I Solisti di Sonoma Playing Beethoven's Trio Jan. 14 in Healdsburg

I SOLISTI DI SONOMA BEGINS THREE-CONCERT SERIES TO BENEFIT APSC IN HEALDSBURG CHURCH

by Terry McNeill
Friday, January 14, 2011

Chamber music was launched in grand style for the 2011 year Jan. 14 when the American Philharmonic Sonoma County presented the first of three small group concerts featuring artists associated with the APSC.

Designed as a fund raiser to cover costs incurred from the historic tour to China, the concert at the Healdsburg Community Church preceded events at Santa Rosa’s Glaser Center and the charming Jacuzzi Family Vineyards in Sonoma. The performers, named “I Solisti di Sonoma,” donated their artistry and gave a small audience of 23 a rich program, albeit from ever-popular composers.

Beethoven’s Piano Trio in E-Flat Major, Op. 1, opened the program with pianist Marilyn Thompson’s pearly scales taking charge. The piece, from 1793, gets away from the keyboard-dominant trios of Haydn and Mozart and in the acoustically dead church space Margaret Moores’ cello carried all evening with a rich sonority. The long Allegro found violinist Pam Otsuka wrestling with pitch problems and a thin tone that settled down in the Adagio cantabile, highlighted by soft Alberti bass figures in the piano and ending in two lovely string pizzicato chords and two soft answering chords from Ms. Thompson.

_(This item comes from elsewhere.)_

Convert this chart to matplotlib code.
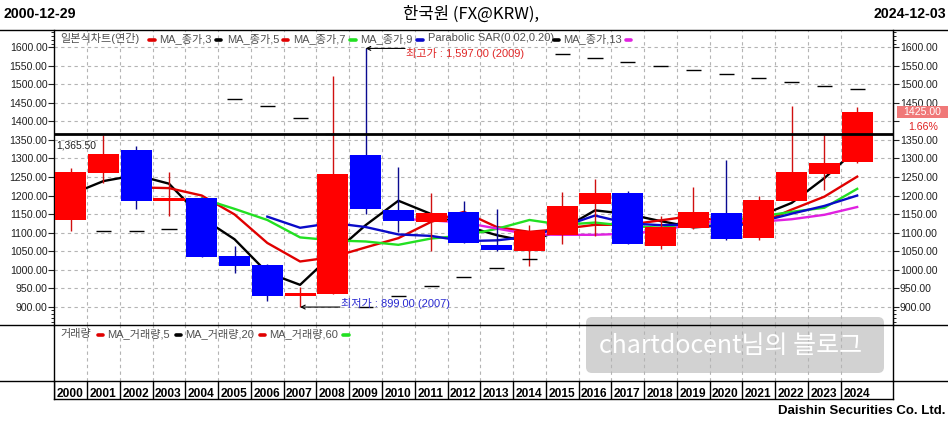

The concluding lilting Scherzo and Presto finale unfolded smoothly, the Presto chords from the piano on the octave seeming to signal the quick tempo and instrumental interplay. Ensemble here was the best of the evening.

Prior to Schumann’s Adagio and Allegro for Cello and Piano, Op, 70, APSC Board Chair Brian Lloyd announced the dates of the forthcoming concerts and related stories of the historic APSC tour of China that ended Jan. 6. Mr. Lloyd, a cellist, then discussed the role of his instrument in the lives of the Schumanns and Brahms, and speculated that Brahms may have written (like Robert Schumann) a cello concerto, but destroyed it.

Ms. Moores (playing from score) and Ms. Thompson gave an ardent reading of the ten-minute Schumann work from 1849, a piece heard often with the French horn. Here again the cello carried well, the tempos judicious and the ritards in the Adagio broad and never breaking the musical line. The rondo form Allegro had lots of breathing room and the cellist lacked clarity and coordination with the piano only when fast articulation was needed on the fingerboard.

The program concluded with Brahms’ Sonata for Cello in E Minor, Op. 38, written in 1865. In the noble opening theme the low frequencies of the cello were opulent, sporadically overcoming the sound from a less-than-professional church piano. It’s not often that the cello outguns the piano and a virtuoso such as Ms. Thompson, and this imbalance also happened during the closing E Minor movement. The dance-like rhythms of the Allegretto quasi Menuetto were played with gusto, and during each movement Ms. Moores’ pitch was dead on, and the deep note in the cello ending the first movement was haunting.

Additional “I Solisti di Sonoma” concerts are planned for the spring season.